— BEGIN Source material —
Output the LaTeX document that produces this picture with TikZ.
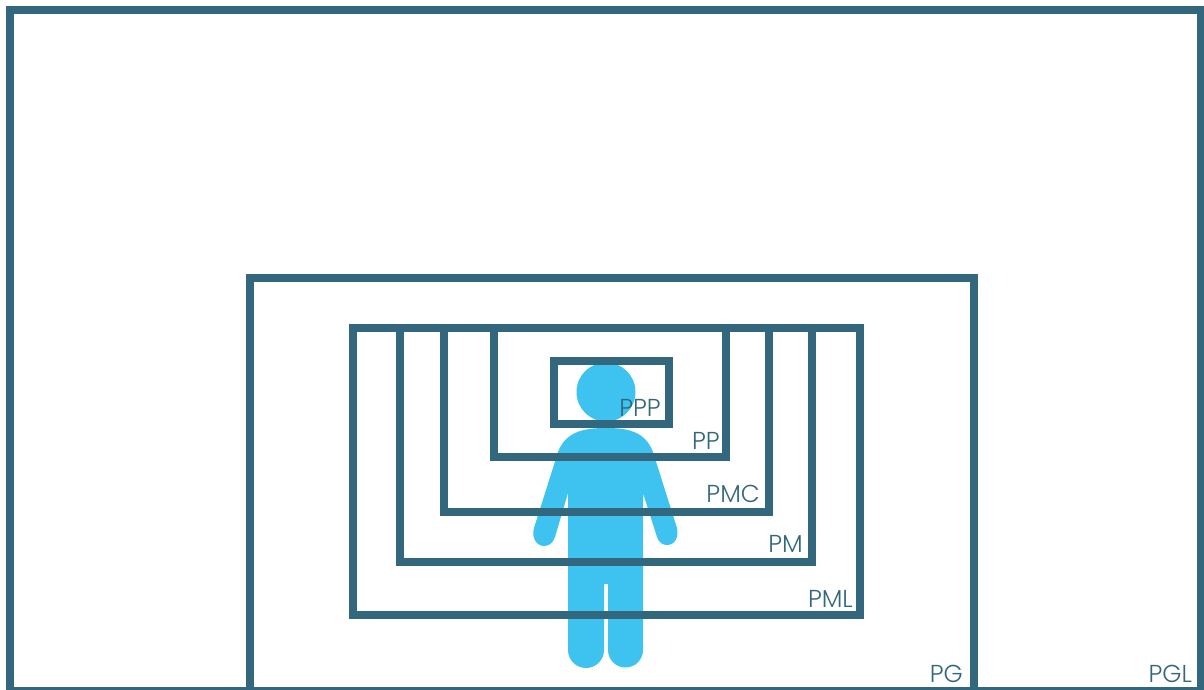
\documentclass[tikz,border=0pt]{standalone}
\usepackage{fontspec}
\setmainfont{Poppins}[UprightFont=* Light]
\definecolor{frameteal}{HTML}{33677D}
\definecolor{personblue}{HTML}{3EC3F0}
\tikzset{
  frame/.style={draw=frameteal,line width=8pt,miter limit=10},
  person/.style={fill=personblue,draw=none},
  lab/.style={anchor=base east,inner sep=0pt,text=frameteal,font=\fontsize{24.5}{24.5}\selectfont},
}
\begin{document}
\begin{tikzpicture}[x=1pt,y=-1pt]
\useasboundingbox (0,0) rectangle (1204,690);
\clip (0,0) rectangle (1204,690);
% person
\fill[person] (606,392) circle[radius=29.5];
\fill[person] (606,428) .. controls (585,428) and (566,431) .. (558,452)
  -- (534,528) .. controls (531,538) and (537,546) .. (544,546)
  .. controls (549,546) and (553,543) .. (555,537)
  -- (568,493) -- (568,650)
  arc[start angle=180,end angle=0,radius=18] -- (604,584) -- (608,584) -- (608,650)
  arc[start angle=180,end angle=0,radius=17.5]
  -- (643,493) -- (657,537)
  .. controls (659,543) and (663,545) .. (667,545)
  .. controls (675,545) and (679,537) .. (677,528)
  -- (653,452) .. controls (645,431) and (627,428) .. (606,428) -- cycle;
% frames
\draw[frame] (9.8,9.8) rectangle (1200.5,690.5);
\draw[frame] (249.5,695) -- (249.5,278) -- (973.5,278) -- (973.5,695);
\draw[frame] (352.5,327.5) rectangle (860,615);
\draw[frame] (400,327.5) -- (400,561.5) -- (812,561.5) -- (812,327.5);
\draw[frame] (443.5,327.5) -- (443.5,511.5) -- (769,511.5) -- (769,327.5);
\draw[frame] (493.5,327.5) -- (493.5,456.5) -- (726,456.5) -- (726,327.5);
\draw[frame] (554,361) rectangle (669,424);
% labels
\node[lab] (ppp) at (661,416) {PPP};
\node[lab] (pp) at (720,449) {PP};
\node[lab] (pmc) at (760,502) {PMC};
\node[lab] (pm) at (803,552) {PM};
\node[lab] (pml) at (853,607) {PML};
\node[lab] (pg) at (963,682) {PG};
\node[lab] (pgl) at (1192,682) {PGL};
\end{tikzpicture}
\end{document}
— END Source material —
■ **Instructions to follow**:
Without the pictures, write out the whole listing above exactly as it appears.

■ **The solution**:
Output the LaTeX document that produces this picture with TikZ.
\documentclass[tikz,border=0pt]{standalone}
\usepackage{fontspec}
\setmainfont{Poppins}[UprightFont=* Light]
\definecolor{frameteal}{HTML}{33677D}
\definecolor{personblue}{HTML}{3EC3F0}
\tikzset{
  frame/.style={draw=frameteal,line width=8pt,miter limit=10},
  person/.style={fill=personblue,draw=none},
  lab/.style={anchor=base east,inner sep=0pt,text=frameteal,font=\fontsize{24.5}{24.5}\selectfont},
}
\begin{document}
\begin{tikzpicture}[x=1pt,y=-1pt]
\useasboundingbox (0,0) rectangle (1204,690);
\clip (0,0) rectangle (1204,690);
% person
\fill[person] (606,392) circle[radius=29.5];
\fill[person] (606,428) .. controls (585,428) and (566,431) .. (558,452)
  -- (534,528) .. controls (531,538) and (537,546) .. (544,546)
  .. controls (549,546) and (553,543) .. (555,537)
  -- (568,493) -- (568,650)
  arc[start angle=180,end angle=0,radius=18] -- (604,584) -- (608,584) -- (608,650)
  arc[start angle=180,end angle=0,radius=17.5]
  -- (643,493) -- (657,537)
  .. controls (659,543) and (663,545) .. (667,545)
  .. controls (675,545) and (679,537) .. (677,528)
  -- (653,452) .. controls (645,431) and (627,428) .. (606,428) -- cycle;
% frames
\draw[frame] (9.8,9.8) rectangle (1200.5,690.5);
\draw[frame] (249.5,695) -- (249.5,278) -- (973.5,278) -- (973.5,695);
\draw[frame] (352.5,327.5) rectangle (860,615);
\draw[frame] (400,327.5) -- (400,561.5) -- (812,561.5) -- (812,327.5);
\draw[frame] (443.5,327.5) -- (443.5,511.5) -- (769,511.5) -- (769,327.5);
\draw[frame] (493.5,327.5) -- (493.5,456.5) -- (726,456.5) -- (726,327.5);
\draw[frame] (554,361) rectangle (669,424);
% labels
\node[lab] (ppp) at (661,416) {PPP};
\node[lab] (pp) at (720,449) {PP};
\node[lab] (pmc) at (760,502) {PMC};
\node[lab] (pm) at (803,552) {PM};
\node[lab] (pml) at (853,607) {PML};
\node[lab] (pg) at (963,682) {PG};
\node[lab] (pgl) at (1192,682) {PGL};
\end{tikzpicture}
\end{document}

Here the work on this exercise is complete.